Basically, MemuConvert is an image processing method aimed at reducing the effort required in the object detection labeling process.
Why I Developed The Method ?
I participated in a competition as part of a team where our task was to detect cars using data from a drone. Initially, we attempted to accomplish this task using YOLOV3 and its pre-existing dataset. However, this approach proved to be unsuccessful due to the inadequacy of the dataset. As a result, we realized that we needed to train an AI model from scratch.
In object detection, the process typically involves three steps:
- Data collection,
- Training stage
Our main challenge arose from the significant amount of labeled data required. We explored in this case three potential solutions:
- To train an AI model using existing AI systems.
- To utilize websites such as scale.ai, or employing algorithms. However, we didn’t have access to another AI system for training, and we were reluctant to invest money as we aimed to make a difference in the competition without significant financial resources.
- To develop a new method.
Therefore, we focused on researching algorithms to solve the problem. However, we encountered the same problem as the process still heavily relied on manpower. Each image necessitated the definition of a new threshold, which proved to be time-consuming. Consequently, I had to limit the threshold selection to streamline the process.
There are two main types of data that can be extracted from images: colors and shapes. However, each type has its own challenges. Shape-based algorithms, for example, may struggle to accurately identify certain objects such as faces or cars because these objects are composed of multiple elements. We define a “car” based on the presence of a body and tires, but shape algorithms often struggle to identify the entire object as they focus on individual components. Additionally, shape algorithms may generate false positives, detecting objects that are not relevant, such as artificial expressions like a skyline.
As a result, it becomes necessary to rely more on color-based methods for object detection. However, many images contain undesired pixels in the desired colors, making the process more challenging. The new method for object detection should take these factors into account and develop techniques that effectively handle the complexities associated with colors and eliminate false detections.
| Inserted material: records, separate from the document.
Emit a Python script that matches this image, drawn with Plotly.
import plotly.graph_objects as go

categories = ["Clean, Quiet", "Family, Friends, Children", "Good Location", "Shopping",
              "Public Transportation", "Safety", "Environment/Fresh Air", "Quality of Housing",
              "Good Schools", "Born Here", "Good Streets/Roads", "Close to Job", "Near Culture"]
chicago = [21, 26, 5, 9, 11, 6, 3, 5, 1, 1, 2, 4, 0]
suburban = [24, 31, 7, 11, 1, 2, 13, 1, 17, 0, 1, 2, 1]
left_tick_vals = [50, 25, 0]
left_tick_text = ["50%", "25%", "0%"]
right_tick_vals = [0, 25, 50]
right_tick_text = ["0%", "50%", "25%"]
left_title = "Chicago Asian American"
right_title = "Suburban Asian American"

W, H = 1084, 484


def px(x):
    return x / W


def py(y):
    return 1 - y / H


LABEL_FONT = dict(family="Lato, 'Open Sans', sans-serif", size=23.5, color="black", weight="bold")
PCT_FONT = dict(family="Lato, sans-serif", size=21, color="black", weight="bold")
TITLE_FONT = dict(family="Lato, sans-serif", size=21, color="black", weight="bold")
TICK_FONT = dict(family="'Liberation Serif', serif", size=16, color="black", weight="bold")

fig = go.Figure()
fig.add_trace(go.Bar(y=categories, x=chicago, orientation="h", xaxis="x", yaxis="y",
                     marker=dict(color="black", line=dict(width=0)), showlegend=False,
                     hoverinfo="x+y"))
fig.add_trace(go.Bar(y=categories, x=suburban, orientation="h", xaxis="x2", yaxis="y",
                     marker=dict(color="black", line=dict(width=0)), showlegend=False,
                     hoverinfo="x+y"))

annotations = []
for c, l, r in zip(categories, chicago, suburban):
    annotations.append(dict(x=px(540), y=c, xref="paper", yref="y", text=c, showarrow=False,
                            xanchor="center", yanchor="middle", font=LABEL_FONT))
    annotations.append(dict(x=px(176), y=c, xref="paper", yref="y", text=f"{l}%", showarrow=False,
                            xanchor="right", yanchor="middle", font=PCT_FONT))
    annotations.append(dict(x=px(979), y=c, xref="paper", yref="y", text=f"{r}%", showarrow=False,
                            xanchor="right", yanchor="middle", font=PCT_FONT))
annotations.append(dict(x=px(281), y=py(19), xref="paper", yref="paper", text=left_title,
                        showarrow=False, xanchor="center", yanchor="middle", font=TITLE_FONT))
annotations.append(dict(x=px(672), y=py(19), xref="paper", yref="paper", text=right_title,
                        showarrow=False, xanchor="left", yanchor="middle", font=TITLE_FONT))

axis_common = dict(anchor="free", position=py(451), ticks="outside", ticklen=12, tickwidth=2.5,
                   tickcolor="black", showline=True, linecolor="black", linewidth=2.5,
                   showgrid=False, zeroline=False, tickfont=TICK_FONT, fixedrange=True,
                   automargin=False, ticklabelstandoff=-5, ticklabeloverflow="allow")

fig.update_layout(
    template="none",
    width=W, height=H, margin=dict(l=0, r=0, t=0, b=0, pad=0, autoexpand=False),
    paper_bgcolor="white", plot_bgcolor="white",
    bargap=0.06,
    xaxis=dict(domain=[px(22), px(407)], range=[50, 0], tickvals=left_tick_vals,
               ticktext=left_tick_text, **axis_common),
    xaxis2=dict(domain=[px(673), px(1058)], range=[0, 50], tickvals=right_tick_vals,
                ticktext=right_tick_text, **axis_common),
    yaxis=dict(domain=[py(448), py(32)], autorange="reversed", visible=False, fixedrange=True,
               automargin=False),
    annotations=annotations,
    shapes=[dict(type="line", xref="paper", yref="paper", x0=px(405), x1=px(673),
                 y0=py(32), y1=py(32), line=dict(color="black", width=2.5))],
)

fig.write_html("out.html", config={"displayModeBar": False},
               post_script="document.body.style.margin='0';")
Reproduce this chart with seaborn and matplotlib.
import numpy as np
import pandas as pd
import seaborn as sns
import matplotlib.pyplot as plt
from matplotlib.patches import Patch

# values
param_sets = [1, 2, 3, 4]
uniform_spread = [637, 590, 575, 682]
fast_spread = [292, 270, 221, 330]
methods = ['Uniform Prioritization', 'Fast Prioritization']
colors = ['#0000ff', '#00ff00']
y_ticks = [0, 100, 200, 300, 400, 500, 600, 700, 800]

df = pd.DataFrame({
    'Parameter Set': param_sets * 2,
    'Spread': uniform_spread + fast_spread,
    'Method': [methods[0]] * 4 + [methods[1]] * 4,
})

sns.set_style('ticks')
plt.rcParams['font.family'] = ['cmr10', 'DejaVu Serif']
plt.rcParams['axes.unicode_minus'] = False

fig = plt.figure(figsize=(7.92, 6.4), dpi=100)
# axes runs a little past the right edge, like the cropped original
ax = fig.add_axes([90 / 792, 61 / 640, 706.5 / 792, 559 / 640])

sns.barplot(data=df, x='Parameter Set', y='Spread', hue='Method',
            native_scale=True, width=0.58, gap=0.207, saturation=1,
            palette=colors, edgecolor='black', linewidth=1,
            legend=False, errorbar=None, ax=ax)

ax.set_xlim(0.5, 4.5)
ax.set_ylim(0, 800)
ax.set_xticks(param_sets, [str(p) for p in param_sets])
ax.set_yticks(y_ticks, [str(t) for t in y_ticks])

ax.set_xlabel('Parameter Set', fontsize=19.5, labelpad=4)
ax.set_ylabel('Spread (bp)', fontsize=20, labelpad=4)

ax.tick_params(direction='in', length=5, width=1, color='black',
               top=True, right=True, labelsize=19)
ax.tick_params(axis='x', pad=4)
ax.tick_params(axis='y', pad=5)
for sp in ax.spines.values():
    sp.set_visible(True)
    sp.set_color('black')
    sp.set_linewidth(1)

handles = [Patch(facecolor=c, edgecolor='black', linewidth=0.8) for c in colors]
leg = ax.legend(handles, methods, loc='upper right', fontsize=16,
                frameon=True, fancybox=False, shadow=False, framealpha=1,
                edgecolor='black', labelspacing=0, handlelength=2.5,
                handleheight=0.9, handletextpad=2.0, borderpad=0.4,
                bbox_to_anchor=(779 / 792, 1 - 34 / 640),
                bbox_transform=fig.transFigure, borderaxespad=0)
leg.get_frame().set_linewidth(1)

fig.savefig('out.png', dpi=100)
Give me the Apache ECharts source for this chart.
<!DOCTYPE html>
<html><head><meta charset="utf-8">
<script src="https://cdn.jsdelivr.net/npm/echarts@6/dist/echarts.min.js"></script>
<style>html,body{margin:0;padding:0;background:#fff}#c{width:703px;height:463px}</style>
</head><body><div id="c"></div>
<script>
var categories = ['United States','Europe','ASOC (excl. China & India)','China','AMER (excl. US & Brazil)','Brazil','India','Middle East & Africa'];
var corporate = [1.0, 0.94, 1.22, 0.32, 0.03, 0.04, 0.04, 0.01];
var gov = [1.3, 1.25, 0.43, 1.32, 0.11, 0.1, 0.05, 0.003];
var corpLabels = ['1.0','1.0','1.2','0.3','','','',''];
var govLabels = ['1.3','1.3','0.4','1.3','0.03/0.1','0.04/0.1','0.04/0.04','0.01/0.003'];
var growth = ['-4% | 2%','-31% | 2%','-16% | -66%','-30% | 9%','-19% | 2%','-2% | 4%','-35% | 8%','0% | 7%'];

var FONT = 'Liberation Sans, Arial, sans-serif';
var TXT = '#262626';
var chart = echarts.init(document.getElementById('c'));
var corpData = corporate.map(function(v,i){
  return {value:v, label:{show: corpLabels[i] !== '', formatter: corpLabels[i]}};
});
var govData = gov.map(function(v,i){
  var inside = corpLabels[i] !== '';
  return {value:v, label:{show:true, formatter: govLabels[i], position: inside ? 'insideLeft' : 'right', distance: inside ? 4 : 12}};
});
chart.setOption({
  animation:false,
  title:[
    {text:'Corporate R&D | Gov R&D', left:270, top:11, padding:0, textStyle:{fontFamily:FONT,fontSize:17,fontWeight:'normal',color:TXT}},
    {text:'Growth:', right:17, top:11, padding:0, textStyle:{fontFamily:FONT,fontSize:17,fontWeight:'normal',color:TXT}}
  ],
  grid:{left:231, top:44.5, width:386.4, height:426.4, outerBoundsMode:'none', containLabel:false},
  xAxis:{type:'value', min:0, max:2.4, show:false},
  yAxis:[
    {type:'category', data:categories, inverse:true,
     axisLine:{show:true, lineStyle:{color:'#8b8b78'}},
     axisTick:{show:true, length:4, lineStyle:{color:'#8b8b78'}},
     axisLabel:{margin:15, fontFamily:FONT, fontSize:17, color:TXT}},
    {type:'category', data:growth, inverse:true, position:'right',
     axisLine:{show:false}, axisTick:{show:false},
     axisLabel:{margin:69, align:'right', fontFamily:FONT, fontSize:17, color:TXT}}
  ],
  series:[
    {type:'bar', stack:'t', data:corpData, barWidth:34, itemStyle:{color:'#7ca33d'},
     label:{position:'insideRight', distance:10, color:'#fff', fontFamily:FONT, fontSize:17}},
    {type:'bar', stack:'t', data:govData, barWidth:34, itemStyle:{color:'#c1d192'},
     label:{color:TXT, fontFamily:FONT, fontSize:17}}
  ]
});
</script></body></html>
In scenario A1, where the building and taxi share the same color palette, color-based algorithms might mistakenly consider them as the same object due to the similar color representation. Therefore, I should have got rid of those extra colors.
- To get a color from original image for drawing boundary boxes.
- To divide an image into rectangles.
- Sponge Test
- To find dominant color.
- To rebuild each rectangles with its own dominant color.
- To creating a new image with those rectangles.
- To transform image into black and white. (desired color is white and undesired color is black.)
- To bulur image for getting rid of noise.
- To draw boundary box.
The sponge test is a physical description of the process I performed on an image. Imagine a sponge with a single red dot. When you squeeze the sponge, the redness on the sponge disappears. In conclusion, this physical application reveals the dominant color, providing an opportunity to reconstruct the object using its dominant color.
Kimage: It represents the number of divided rectangles in an image with sponge test.
Kxcolor: It represents dominant color of specific rectangle.
Initially, I set Kimage to a fixed value of 1024. However, I encountered difficulties when working with low-quality images as this fixed value did not produce satisfactory results. Consequently, I adjusted Kimage to be equal to the length of the image (x) in order to accommodate different image sizes.
However, in certain cases, the images may not be suitable for equal rectangles due to their content or composition. As a result, some rectangles end up overlapping with each other. To address this issue, I implemented a blurring technique on the image to remove these unwanted overlapping rectangles and enhance the overall clarity and quality of the image.
Note: All of the images have the same threshold! This is the idea.
The method provides a valuable advantage in training object detection AI quickly since it eliminates the need for users to manually adjust the threshold. This makes it a versatile algorithm capable of labeling all images using a specific threshold. However, due to its generality, there is a trade-off in precision. The algorithm may not label all images with absolute accuracy, as some images may require different thresholds or more specific techniques to achieve precise labeling.